----- Listed entries
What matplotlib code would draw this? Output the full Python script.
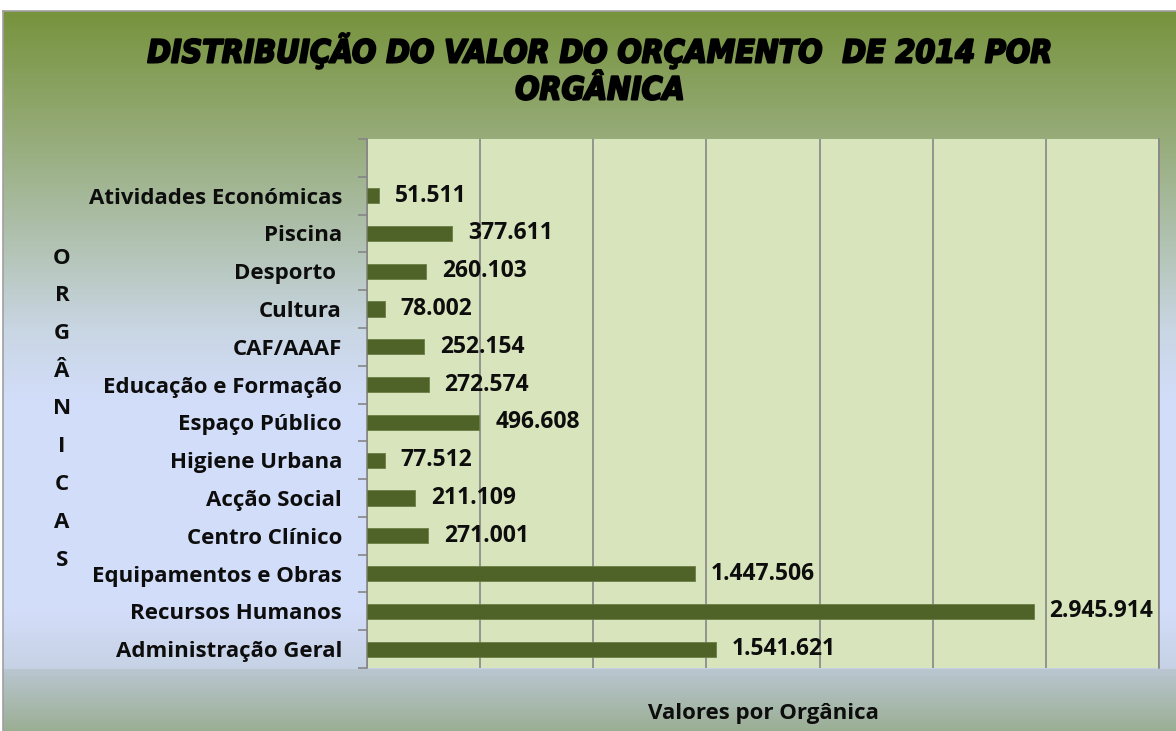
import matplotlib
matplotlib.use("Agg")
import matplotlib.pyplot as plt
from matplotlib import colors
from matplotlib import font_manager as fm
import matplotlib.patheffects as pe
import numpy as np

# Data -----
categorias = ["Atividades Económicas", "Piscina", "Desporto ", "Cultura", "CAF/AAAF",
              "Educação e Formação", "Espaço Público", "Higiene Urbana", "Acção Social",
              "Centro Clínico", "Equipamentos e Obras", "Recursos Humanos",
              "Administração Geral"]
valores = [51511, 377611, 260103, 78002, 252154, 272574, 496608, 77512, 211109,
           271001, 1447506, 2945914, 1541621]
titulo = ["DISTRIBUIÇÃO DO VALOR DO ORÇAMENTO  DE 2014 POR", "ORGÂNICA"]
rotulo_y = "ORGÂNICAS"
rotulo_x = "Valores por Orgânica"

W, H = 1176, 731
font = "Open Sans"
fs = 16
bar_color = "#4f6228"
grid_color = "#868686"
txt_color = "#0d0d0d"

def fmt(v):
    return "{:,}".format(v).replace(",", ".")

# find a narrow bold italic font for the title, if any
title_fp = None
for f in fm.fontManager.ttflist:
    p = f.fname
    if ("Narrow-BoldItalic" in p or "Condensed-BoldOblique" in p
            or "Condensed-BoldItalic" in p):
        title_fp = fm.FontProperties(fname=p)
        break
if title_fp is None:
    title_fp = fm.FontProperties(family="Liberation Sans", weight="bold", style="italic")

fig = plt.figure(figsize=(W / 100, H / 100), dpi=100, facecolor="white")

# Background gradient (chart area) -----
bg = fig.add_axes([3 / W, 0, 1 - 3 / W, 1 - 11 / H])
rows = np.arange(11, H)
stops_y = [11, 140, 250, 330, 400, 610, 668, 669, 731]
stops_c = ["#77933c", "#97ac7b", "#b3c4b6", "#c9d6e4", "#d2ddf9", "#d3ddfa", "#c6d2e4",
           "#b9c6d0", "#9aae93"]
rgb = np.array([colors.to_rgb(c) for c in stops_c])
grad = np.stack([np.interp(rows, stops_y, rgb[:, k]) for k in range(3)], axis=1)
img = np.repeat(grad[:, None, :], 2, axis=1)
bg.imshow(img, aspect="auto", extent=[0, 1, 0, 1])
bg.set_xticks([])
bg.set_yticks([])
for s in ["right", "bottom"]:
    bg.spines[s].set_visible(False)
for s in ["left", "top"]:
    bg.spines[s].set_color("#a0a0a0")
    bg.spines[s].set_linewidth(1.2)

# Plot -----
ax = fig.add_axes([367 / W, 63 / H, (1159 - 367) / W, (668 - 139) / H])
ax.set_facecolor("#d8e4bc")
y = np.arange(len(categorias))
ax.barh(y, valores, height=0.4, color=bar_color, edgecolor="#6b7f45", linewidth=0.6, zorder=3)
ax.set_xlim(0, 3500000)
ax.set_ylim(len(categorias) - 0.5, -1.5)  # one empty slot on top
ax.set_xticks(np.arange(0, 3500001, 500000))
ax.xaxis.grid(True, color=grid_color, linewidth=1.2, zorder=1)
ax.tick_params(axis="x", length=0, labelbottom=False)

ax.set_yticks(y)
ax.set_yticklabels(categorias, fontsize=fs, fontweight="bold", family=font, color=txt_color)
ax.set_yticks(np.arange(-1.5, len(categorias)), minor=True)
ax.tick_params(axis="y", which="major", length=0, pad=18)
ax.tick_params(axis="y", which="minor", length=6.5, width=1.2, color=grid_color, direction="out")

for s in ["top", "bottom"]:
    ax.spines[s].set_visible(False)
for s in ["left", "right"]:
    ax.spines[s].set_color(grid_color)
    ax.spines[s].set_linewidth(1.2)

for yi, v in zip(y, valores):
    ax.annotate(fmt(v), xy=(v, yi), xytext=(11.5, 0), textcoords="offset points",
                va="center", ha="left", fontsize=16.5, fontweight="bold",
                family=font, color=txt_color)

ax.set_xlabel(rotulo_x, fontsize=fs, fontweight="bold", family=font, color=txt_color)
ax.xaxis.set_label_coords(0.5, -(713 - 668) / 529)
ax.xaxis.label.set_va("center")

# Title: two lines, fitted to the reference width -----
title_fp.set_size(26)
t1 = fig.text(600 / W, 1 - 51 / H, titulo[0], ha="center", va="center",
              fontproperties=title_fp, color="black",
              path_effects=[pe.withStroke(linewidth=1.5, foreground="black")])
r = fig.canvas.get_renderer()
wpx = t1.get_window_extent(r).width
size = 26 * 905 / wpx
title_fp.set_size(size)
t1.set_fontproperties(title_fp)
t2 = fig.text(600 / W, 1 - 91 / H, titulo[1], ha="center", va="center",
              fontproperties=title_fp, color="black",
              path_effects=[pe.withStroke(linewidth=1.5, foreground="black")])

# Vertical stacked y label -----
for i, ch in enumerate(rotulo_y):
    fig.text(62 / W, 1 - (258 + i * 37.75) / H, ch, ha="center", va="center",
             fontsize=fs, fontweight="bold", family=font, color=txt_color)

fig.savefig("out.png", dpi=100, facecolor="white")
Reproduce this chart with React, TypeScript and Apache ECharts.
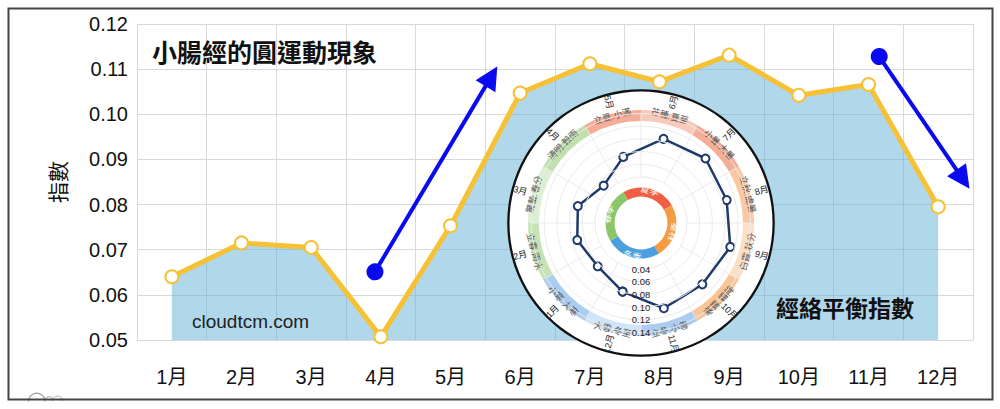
----------
> _Exercise_:
Write out again exactly the lines from the start of the data above through the line containing "import numpy as np", inclusive, excluding any pictures.

> _Exercise response_:
What matplotlib code would draw this? Output the full Python script.
import matplotlib
matplotlib.use("Agg")
import matplotlib.pyplot as plt
from matplotlib import colors
from matplotlib import font_manager as fm
import matplotlib.patheffects as pe
import numpy as np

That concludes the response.